Work required: How many of the lines that follow contain the word "matplotlib"? Give only the number.

** START **

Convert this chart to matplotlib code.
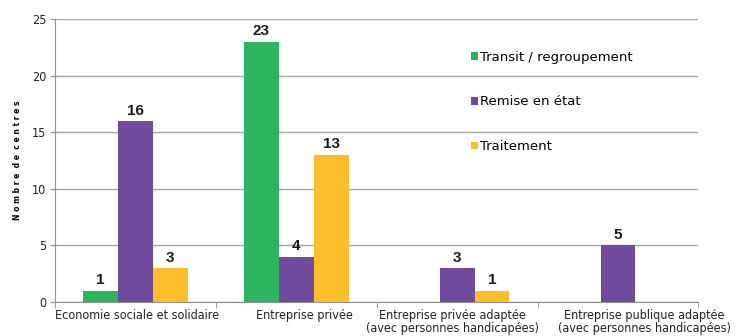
import numpy as np
import matplotlib.pyplot as plt
from matplotlib.transforms import ScaledTranslation

# Centres par type de structure et par activité
categories = ["Economie sociale et solidaire", "Entreprise privée",
              "Entreprise privée adaptée\n(avec personnes handicapées)",
              "Entreprise publique adaptée\n(avec personnes handicapées)"]
series = ["Transit / regroupement", "Remise en état", "Traitement"]
transit = [1, 23, 0, 0]
remise = [16, 4, 3, 5]
traitement = [3, 13, 1, 0]
colors = ["#2db45f", "#704a9c", "#fdbe2c"]

plt.rcParams['font.family'] = ['DejaVu Sans']
plt.rcParams['font.stretch'] = 'condensed'

fig = plt.figure(figsize=(7.55, 3.36), dpi=100)
ax = fig.add_axes([0.073, 0.101, 0.852, 0.842])

x = np.arange(len(categories))
w = 0.217
for i, (name, vals, c) in enumerate(zip(series, [transit, remise, traitement], colors)):
    xs = x + (i - 1) * w
    for xi, v in zip(xs, vals):
        if v == 0:
            continue
        ax.bar(xi, v, w, color=c, zorder=3)
        ax.annotate(str(v), (xi, v), xytext=(0, 2.5), textcoords='offset points',
                    ha='center', va='bottom', fontsize=11, fontweight='bold',
                    family='Liberation Sans', fontstretch='normal', color='#1a1a1a')
    ax.bar(0, 0, 0, color=c, label=name)

ax.set_xlim(-0.5, len(categories) - 0.5)
ax.set_ylim(0, 25)
ax.set_yticks(range(0, 26, 5))
ax.yaxis.grid(True, color='#a6a6a6', linewidth=1)
ax.set_axisbelow(True)

ax.set_xticks(x)
ax.set_xticklabels(categories, fontsize=9, color='#222222', linespacing=1.0)
ax.set_xticks(np.arange(len(categories) + 1) - 0.5, minor=True)
ax.tick_params(axis='x', which='major', length=0, pad=5)
ax.tick_params(axis='x', which='minor', length=4, color='#909090')
ax.tick_params(axis='y', length=3.5, pad=3, color='#909090', labelsize=9,
               labelcolor='#222222')

# les deux dernières étiquettes sont écartées l'une de l'autre
shifts = [2, 8, -5, 26]
for lbl, dx in zip(ax.get_xticklabels(), shifts):
    lbl.set_transform(lbl.get_transform() + ScaledTranslation(dx / 100, 0, fig.dpi_scale_trans))

for s in ['top', 'right']:
    ax.spines[s].set_visible(False)
for s in ['left', 'bottom']:
    ax.spines[s].set_color('#909090')

ax.set_ylabel("N o m b r e  d e  c e n t r e s", fontsize=5.5, fontweight='bold',
              fontstretch='normal', labelpad=7)

ax.legend(loc='upper left', bbox_to_anchor=(0.628, 0.93), frameon=False,
          prop={'family': 'DejaVu Sans', 'stretch': 'normal', 'size': 9.5},
          handlelength=0.5, handleheight=0.5, handletextpad=0.2,
          labelspacing=2.4)

fig.savefig("out.png", dpi=100)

** END **

Result below: 3